About 60 percent will go to heavy oil operations, dominated by the Seal development in the Peace River oil sands of northwestern Alberta, with the balance going to light oil and natural gas operations in the United States and Canada.

The budget is designed to generate 43,500 BOE per day, up 2,200 BOE per day from 2009, with 63 percent heavy oil, 17 percent light oil and liquids and 20 percent gas.

Baytex said 2010 is a transition year as it moves form a mostly income-focused model to a growth-and-income model.

• Trilogy Energy Trust, which will move from trust to corporate ranks during 2010, has raised its capital budget to C$120 million from C$80 million, concentrating on low-risk, high-quality drilling and completions work that it expects will increase production by 10 percent to 22,000 BOE per day.

Forecast operating costs for next year are C$11.50 per BOE.

Trilogy said results from its latest three horizontal wells have provided encouraging results, at rates of 15 million to 23 million cubic feet per day, supporting further Montney development plans in British Columbia.

About C$26 million will go to completion of a proposed pipeline with capacity of 100 million cubic feet per day and a sour gas plant extension.

• Painted Pony Petroleum expects to spend C$90 million, about C$40 million more than its anticipated outlay in 2009.

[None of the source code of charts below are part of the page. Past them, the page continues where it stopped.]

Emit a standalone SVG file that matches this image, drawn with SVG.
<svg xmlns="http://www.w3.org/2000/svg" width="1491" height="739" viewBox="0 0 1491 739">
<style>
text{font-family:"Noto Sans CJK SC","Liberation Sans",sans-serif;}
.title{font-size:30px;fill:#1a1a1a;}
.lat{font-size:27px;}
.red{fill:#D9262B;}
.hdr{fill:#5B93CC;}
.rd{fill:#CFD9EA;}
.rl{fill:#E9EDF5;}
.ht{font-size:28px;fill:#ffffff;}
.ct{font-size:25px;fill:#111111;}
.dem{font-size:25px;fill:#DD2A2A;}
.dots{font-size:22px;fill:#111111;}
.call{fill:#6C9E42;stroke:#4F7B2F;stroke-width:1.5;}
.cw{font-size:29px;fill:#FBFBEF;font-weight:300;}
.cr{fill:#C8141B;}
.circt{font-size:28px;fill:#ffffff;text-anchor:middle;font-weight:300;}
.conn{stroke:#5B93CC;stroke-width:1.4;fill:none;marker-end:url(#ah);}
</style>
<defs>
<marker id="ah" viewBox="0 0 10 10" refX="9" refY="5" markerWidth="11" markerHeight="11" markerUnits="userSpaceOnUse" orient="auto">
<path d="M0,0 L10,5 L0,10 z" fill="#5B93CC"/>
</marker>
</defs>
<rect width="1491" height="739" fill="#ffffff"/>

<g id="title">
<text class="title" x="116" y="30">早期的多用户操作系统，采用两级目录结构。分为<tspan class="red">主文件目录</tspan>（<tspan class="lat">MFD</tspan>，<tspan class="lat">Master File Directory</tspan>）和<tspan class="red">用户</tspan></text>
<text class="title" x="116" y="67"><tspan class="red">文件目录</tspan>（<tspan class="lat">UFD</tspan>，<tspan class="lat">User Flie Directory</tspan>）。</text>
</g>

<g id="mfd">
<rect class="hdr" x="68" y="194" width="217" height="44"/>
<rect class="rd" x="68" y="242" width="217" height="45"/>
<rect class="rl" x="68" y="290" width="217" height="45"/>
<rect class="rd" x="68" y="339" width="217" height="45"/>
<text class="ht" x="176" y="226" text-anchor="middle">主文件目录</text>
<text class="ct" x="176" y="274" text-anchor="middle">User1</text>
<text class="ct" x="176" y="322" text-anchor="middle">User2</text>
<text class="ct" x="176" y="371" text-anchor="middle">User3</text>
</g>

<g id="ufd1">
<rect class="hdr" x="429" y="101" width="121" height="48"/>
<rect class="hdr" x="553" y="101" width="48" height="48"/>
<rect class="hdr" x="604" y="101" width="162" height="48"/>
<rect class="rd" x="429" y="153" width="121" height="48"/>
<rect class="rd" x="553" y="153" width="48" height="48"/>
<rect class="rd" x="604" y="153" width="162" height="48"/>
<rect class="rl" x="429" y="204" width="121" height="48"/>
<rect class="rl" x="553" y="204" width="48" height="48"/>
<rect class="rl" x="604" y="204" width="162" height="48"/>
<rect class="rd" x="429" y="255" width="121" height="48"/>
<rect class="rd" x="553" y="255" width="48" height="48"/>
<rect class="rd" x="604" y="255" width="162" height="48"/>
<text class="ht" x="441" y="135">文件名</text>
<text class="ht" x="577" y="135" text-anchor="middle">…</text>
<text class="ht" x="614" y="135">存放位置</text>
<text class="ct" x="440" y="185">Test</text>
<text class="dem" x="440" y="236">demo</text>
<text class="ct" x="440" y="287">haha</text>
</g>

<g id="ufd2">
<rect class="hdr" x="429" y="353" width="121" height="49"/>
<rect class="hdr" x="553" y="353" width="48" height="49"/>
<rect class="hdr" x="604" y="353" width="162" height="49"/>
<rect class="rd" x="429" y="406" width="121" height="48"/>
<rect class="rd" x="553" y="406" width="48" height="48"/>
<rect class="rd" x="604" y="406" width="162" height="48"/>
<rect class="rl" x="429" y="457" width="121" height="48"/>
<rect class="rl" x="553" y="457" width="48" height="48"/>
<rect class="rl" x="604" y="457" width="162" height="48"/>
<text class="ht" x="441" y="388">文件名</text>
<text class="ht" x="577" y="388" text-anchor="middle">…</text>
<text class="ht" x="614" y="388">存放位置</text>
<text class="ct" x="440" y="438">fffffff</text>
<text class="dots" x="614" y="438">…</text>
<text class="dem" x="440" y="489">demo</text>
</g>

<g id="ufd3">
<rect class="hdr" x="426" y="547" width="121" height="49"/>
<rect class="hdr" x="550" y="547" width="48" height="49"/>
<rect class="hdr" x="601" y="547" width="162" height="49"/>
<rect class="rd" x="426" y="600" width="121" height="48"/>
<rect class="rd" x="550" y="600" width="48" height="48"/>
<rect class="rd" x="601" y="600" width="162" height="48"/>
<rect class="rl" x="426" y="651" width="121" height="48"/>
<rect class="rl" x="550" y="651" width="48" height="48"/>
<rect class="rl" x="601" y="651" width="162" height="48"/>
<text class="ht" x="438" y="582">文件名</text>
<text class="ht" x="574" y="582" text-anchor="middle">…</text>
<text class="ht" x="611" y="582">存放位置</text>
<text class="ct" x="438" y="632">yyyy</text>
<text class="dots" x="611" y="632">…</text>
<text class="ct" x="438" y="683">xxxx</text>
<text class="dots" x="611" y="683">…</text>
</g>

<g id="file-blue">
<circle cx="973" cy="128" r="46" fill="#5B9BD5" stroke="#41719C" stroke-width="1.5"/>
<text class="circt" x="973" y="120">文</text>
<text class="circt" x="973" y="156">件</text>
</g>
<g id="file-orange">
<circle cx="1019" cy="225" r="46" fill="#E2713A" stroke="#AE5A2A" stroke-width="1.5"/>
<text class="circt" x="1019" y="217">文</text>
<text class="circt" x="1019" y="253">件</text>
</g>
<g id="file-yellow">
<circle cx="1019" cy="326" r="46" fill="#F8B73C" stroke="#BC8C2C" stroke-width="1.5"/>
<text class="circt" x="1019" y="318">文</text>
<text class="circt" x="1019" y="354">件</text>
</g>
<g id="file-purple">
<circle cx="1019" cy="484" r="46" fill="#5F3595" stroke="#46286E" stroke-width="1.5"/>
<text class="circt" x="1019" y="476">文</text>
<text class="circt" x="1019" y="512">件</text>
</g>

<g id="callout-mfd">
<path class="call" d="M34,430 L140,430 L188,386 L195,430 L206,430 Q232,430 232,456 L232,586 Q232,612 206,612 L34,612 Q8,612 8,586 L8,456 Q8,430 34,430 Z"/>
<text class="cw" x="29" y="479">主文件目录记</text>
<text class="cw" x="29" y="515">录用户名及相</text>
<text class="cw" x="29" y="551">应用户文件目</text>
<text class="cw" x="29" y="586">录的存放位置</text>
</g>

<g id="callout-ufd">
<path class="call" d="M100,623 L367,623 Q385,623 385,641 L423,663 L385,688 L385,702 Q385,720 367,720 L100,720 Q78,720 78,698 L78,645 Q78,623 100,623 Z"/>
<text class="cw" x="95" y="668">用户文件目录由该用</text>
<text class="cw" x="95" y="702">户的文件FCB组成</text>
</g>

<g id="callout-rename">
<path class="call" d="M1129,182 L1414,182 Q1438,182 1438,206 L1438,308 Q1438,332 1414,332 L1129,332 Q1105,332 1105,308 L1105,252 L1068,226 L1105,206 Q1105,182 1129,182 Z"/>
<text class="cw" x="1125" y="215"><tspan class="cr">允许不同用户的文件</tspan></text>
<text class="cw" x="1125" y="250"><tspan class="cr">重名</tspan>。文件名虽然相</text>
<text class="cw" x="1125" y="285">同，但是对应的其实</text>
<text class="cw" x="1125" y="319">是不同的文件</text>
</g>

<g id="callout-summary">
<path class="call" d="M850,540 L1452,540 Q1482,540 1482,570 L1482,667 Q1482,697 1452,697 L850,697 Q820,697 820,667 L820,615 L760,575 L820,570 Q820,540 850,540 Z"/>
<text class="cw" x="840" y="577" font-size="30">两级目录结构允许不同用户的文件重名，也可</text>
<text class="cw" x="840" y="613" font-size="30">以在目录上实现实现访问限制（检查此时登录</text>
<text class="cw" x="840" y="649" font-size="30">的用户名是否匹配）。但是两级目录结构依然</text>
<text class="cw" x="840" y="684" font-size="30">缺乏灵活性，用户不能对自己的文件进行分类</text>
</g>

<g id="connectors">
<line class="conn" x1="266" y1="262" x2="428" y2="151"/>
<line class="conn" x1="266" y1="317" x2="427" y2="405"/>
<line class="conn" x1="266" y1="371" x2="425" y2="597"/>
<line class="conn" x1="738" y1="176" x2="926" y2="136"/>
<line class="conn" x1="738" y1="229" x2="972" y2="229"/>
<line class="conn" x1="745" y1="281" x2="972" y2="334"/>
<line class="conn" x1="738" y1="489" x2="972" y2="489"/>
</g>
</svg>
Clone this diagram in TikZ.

The junior company plans to participate in drilling more than 30 horizontal Bakken oil wells in Saskatchewan and start work on its shale gas resource plays.

The company’s land inventory includes a net 98,400 acres in British Columbia, including 68,500 acres of Montney-Doig rights and 59,843 acres in Saskatchewan.

• Compton Petroleum, committed to operating within cash flow, expects to lower its capital expenditures to C$70 million-$80 million, compared with an expected C$40 million-$45 million in 2009 and an actual C$135 million in 2008.

It predicts output in 2010 of 17,900-18,500 BOE per day compared with 21,000 BOE per day in 2009 and 28,658 BOE per day in 2008.

Its guidance is based on average forecast prices of C$6 per gigajoule for AECO gas and C$78.39 per barrel of crude oil.

Compton has identified up to C$150 million of opportunities during its budget process, giving it room to hike spending should commodity prices exceed forecast levels.

• U.S.-based Quicksilver Resources has allocated about 10 percent or US$52 million of its capital program to Canada, predominantly the Horn River basin and the rest to coalbed methane production in Alberta.

For all of North America, Quicksilver expects 2010 production to average 390 million to 400 million cubic feet equivalent per day, with gas accounting for 80 percent.

• PetroBakken expects to exit 2010 with production at 42,500 BOE per day, with the majority of its program focused on drilling 141 gross wells in the Bakken resource play and 121 wells on its conventional light oil plays in Saskatchewan and Manitoba.

Its current production is 36,500 BOE per day, on track to meet its 2009 target of 37,000 BOE per day.